→ **Required task**
Copy out each line exactly; pictures stay out of the copy.

→ **Stored data**
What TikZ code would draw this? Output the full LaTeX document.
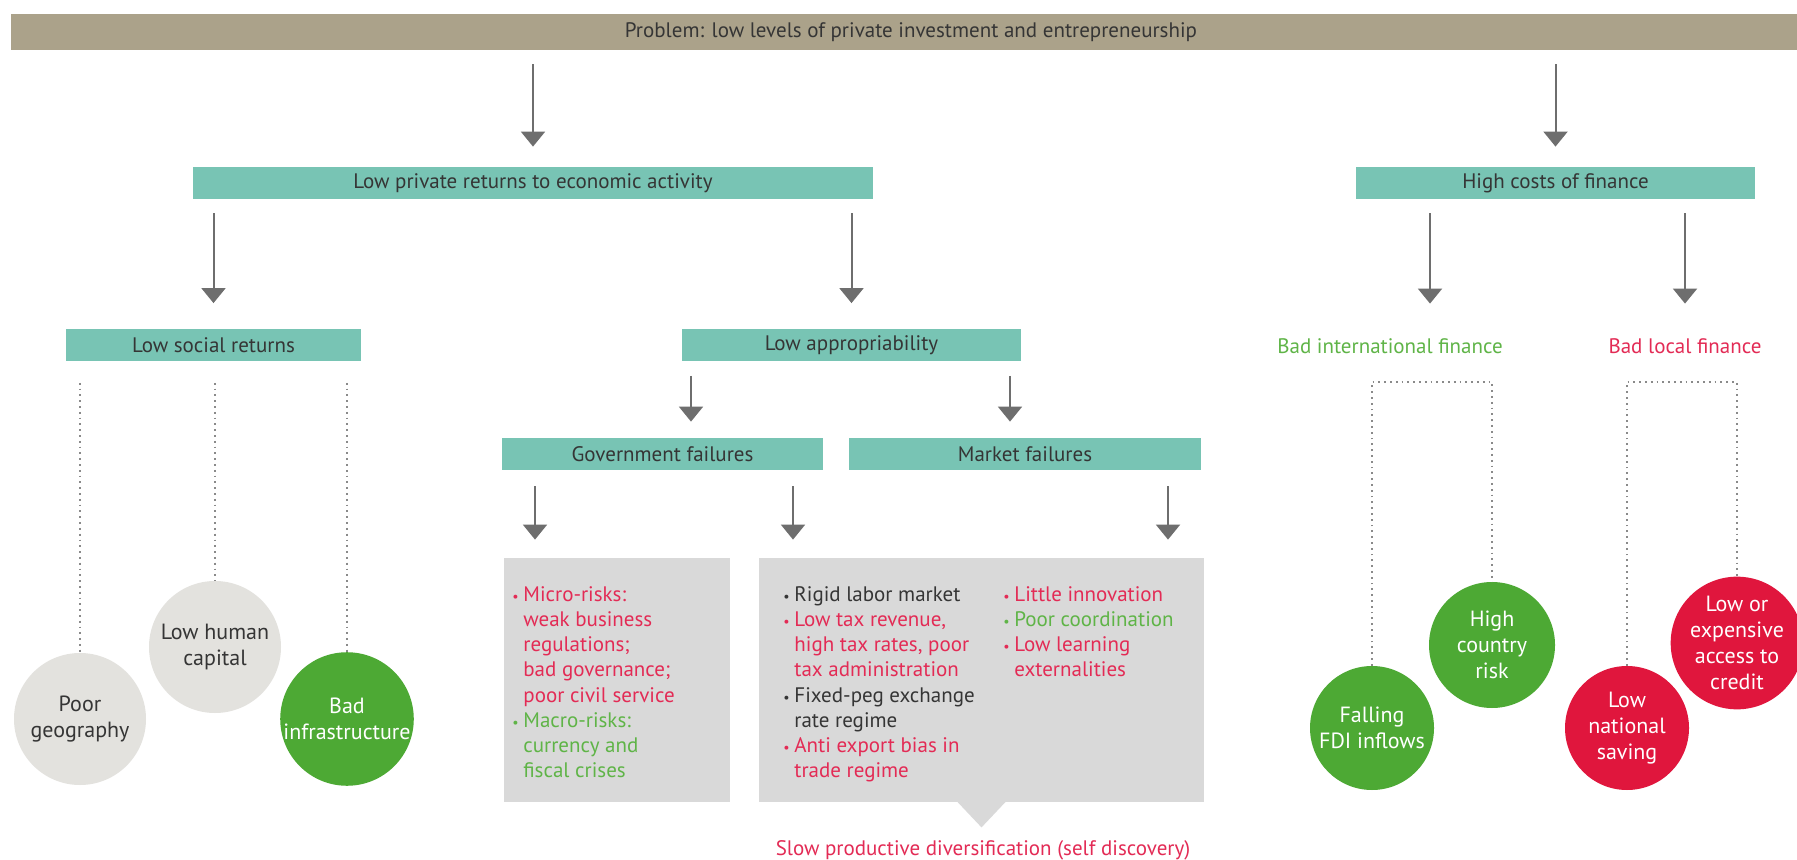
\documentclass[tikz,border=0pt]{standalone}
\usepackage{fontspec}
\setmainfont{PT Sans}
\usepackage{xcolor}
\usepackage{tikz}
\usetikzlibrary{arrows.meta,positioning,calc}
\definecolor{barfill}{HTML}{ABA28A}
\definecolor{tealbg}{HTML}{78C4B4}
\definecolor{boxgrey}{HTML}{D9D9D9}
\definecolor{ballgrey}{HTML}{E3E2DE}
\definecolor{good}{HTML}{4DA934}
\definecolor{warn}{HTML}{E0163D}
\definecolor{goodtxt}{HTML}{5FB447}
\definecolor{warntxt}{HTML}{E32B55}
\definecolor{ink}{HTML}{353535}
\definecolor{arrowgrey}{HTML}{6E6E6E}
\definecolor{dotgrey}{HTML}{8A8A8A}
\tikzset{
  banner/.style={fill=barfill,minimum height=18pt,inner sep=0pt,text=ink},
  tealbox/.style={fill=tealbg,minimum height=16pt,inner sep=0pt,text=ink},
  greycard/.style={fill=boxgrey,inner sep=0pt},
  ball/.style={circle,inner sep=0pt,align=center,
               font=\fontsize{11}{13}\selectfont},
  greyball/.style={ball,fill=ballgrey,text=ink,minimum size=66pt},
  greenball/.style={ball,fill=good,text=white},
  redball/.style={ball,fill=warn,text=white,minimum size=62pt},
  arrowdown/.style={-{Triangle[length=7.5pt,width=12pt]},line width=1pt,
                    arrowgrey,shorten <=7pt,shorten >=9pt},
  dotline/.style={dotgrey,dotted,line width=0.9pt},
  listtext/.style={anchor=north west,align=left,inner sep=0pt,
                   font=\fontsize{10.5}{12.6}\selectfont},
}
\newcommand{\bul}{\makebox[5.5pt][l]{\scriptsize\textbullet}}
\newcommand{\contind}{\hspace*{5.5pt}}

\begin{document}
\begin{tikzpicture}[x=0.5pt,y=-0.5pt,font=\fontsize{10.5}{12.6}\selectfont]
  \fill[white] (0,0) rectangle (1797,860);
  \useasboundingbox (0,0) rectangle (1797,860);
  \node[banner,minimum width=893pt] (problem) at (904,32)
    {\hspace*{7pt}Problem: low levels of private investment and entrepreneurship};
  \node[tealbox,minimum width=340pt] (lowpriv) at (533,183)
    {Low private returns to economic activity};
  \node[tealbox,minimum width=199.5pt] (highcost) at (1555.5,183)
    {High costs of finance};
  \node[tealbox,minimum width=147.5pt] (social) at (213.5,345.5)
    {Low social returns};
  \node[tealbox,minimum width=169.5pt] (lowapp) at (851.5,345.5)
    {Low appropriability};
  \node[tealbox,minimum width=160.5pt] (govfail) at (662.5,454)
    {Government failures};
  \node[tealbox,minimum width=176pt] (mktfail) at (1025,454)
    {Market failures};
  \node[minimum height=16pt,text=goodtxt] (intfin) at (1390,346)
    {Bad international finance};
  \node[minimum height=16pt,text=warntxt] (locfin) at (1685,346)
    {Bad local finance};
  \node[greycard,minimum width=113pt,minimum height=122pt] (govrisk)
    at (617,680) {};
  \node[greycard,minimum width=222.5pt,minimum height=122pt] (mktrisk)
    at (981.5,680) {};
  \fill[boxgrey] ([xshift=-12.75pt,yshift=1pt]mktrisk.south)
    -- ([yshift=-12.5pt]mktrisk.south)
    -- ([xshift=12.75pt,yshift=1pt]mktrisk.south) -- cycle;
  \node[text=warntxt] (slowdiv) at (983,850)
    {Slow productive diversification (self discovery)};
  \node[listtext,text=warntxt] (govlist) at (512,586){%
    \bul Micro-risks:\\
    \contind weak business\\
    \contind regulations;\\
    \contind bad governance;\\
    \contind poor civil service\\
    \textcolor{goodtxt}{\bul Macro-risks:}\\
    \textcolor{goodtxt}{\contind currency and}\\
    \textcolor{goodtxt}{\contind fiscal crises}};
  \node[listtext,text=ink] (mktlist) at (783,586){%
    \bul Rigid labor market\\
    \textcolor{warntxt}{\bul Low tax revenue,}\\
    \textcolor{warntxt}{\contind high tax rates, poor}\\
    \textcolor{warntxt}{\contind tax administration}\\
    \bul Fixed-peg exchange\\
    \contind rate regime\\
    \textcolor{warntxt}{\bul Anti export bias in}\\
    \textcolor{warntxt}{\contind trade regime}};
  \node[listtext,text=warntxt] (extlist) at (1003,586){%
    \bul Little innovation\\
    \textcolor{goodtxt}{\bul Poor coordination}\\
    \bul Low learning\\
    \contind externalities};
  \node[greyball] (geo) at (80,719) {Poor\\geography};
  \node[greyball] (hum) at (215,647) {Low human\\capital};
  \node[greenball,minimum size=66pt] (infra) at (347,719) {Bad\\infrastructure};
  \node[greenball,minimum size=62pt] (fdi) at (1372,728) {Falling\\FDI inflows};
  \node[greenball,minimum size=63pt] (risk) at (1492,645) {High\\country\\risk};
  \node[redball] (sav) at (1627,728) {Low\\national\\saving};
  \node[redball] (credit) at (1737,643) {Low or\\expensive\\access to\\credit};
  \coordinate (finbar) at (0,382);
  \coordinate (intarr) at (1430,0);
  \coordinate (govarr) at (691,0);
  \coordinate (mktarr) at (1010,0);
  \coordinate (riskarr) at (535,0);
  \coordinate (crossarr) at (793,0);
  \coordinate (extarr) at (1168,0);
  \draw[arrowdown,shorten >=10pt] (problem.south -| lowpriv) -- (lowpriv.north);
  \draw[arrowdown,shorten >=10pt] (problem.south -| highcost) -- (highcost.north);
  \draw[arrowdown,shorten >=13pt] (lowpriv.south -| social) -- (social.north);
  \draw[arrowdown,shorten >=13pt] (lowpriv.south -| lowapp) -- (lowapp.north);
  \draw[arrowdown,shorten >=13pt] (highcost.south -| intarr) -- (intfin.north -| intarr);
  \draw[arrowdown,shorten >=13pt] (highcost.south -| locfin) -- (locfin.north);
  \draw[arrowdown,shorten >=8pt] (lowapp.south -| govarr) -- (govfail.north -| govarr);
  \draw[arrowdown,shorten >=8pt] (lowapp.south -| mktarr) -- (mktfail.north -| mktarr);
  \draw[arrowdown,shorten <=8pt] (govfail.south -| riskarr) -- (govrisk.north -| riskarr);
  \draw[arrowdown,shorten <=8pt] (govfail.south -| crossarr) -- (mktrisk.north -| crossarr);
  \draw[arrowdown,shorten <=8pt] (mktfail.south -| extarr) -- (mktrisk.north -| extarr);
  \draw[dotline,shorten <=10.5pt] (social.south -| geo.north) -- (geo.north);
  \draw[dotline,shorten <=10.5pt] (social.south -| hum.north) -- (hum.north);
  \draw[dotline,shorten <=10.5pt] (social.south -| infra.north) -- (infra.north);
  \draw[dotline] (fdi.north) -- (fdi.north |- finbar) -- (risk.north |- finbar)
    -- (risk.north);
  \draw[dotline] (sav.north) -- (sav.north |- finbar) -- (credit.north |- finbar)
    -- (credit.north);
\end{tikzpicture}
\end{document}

→ **Response for this exercise**
What TikZ code would draw this? Output the full LaTeX document.
\documentclass[tikz,border=0pt]{standalone}
\usepackage{fontspec}
\setmainfont{PT Sans}
\usepackage{xcolor}
\usepackage{tikz}
\usetikzlibrary{arrows.meta,positioning,calc}
\definecolor{barfill}{HTML}{ABA28A}
\definecolor{tealbg}{HTML}{78C4B4}
\definecolor{boxgrey}{HTML}{D9D9D9}
\definecolor{ballgrey}{HTML}{E3E2DE}
\definecolor{good}{HTML}{4DA934}
\definecolor{warn}{HTML}{E0163D}
\definecolor{goodtxt}{HTML}{5FB447}
\definecolor{warntxt}{HTML}{E32B55}
\definecolor{ink}{HTML}{353535}
\definecolor{arrowgrey}{HTML}{6E6E6E}
\definecolor{dotgrey}{HTML}{8A8A8A}
\tikzset{
  banner/.style={fill=barfill,minimum height=18pt,inner sep=0pt,text=ink},
  tealbox/.style={fill=tealbg,minimum height=16pt,inner sep=0pt,text=ink},
  greycard/.style={fill=boxgrey,inner sep=0pt},
  ball/.style={circle,inner sep=0pt,align=center,
               font=\fontsize{11}{13}\selectfont},
  greyball/.style={ball,fill=ballgrey,text=ink,minimum size=66pt},
  greenball/.style={ball,fill=good,text=white},
  redball/.style={ball,fill=warn,text=white,minimum size=62pt},
  arrowdown/.style={-{Triangle[length=7.5pt,width=12pt]},line width=1pt,
                    arrowgrey,shorten <=7pt,shorten >=9pt},
  dotline/.style={dotgrey,dotted,line width=0.9pt},
  listtext/.style={anchor=north west,align=left,inner sep=0pt,
                   font=\fontsize{10.5}{12.6}\selectfont},
}
\newcommand{\bul}{\makebox[5.5pt][l]{\scriptsize\textbullet}}
\newcommand{\contind}{\hspace*{5.5pt}}

\begin{document}
\begin{tikzpicture}[x=0.5pt,y=-0.5pt,font=\fontsize{10.5}{12.6}\selectfont]
  \fill[white] (0,0) rectangle (1797,860);
  \useasboundingbox (0,0) rectangle (1797,860);
  \node[banner,minimum width=893pt] (problem) at (904,32)
    {\hspace*{7pt}Problem: low levels of private investment and entrepreneurship};
  \node[tealbox,minimum width=340pt] (lowpriv) at (533,183)
    {Low private returns to economic activity};
  \node[tealbox,minimum width=199.5pt] (highcost) at (1555.5,183)
    {High costs of finance};
  \node[tealbox,minimum width=147.5pt] (social) at (213.5,345.5)
    {Low social returns};
  \node[tealbox,minimum width=169.5pt] (lowapp) at (851.5,345.5)
    {Low appropriability};
  \node[tealbox,minimum width=160.5pt] (govfail) at (662.5,454)
    {Government failures};
  \node[tealbox,minimum width=176pt] (mktfail) at (1025,454)
    {Market failures};
  \node[minimum height=16pt,text=goodtxt] (intfin) at (1390,346)
    {Bad international finance};
  \node[minimum height=16pt,text=warntxt] (locfin) at (1685,346)
    {Bad local finance};
  \node[greycard,minimum width=113pt,minimum height=122pt] (govrisk)
    at (617,680) {};
  \node[greycard,minimum width=222.5pt,minimum height=122pt] (mktrisk)
    at (981.5,680) {};
  \fill[boxgrey] ([xshift=-12.75pt,yshift=1pt]mktrisk.south)
    -- ([yshift=-12.5pt]mktrisk.south)
    -- ([xshift=12.75pt,yshift=1pt]mktrisk.south) -- cycle;
  \node[text=warntxt] (slowdiv) at (983,850)
    {Slow productive diversification (self discovery)};
  \node[listtext,text=warntxt] (govlist) at (512,586){%
    \bul Micro-risks:\\
    \contind weak business\\
    \contind regulations;\\
    \contind bad governance;\\
    \contind poor civil service\\
    \textcolor{goodtxt}{\bul Macro-risks:}\\
    \textcolor{goodtxt}{\contind currency and}\\
    \textcolor{goodtxt}{\contind fiscal crises}};
  \node[listtext,text=ink] (mktlist) at (783,586){%
    \bul Rigid labor market\\
    \textcolor{warntxt}{\bul Low tax revenue,}\\
    \textcolor{warntxt}{\contind high tax rates, poor}\\
    \textcolor{warntxt}{\contind tax administration}\\
    \bul Fixed-peg exchange\\
    \contind rate regime\\
    \textcolor{warntxt}{\bul Anti export bias in}\\
    \textcolor{warntxt}{\contind trade regime}};
  \node[listtext,text=warntxt] (extlist) at (1003,586){%
    \bul Little innovation\\
    \textcolor{goodtxt}{\bul Poor coordination}\\
    \bul Low learning\\
    \contind externalities};
  \node[greyball] (geo) at (80,719) {Poor\\geography};
  \node[greyball] (hum) at (215,647) {Low human\\capital};
  \node[greenball,minimum size=66pt] (infra) at (347,719) {Bad\\infrastructure};
  \node[greenball,minimum size=62pt] (fdi) at (1372,728) {Falling\\FDI inflows};
  \node[greenball,minimum size=63pt] (risk) at (1492,645) {High\\country\\risk};
  \node[redball] (sav) at (1627,728) {Low\\national\\saving};
  \node[redball] (credit) at (1737,643) {Low or\\expensive\\access to\\credit};
  \coordinate (finbar) at (0,382);
  \coordinate (intarr) at (1430,0);
  \coordinate (govarr) at (691,0);
  \coordinate (mktarr) at (1010,0);
  \coordinate (riskarr) at (535,0);
  \coordinate (crossarr) at (793,0);
  \coordinate (extarr) at (1168,0);
  \draw[arrowdown,shorten >=10pt] (problem.south -| lowpriv) -- (lowpriv.north);
  \draw[arrowdown,shorten >=10pt] (problem.south -| highcost) -- (highcost.north);
  \draw[arrowdown,shorten >=13pt] (lowpriv.south -| social) -- (social.north);
  \draw[arrowdown,shorten >=13pt] (lowpriv.south -| lowapp) -- (lowapp.north);
  \draw[arrowdown,shorten >=13pt] (highcost.south -| intarr) -- (intfin.north -| intarr);
  \draw[arrowdown,shorten >=13pt] (highcost.south -| locfin) -- (locfin.north);
  \draw[arrowdown,shorten >=8pt] (lowapp.south -| govarr) -- (govfail.north -| govarr);
  \draw[arrowdown,shorten >=8pt] (lowapp.south -| mktarr) -- (mktfail.north -| mktarr);
  \draw[arrowdown,shorten <=8pt] (govfail.south -| riskarr) -- (govrisk.north -| riskarr);
  \draw[arrowdown,shorten <=8pt] (govfail.south -| crossarr) -- (mktrisk.north -| crossarr);
  \draw[arrowdown,shorten <=8pt] (mktfail.south -| extarr) -- (mktrisk.north -| extarr);
  \draw[dotline,shorten <=10.5pt] (social.south -| geo.north) -- (geo.north);
  \draw[dotline,shorten <=10.5pt] (social.south -| hum.north) -- (hum.north);
  \draw[dotline,shorten <=10.5pt] (social.south -| infra.north) -- (infra.north);
  \draw[dotline] (fdi.north) -- (fdi.north |- finbar) -- (risk.north |- finbar)
    -- (risk.north);
  \draw[dotline] (sav.north) -- (sav.north |- finbar) -- (credit.north |- finbar)
    -- (credit.north);
\end{tikzpicture}
\end{document}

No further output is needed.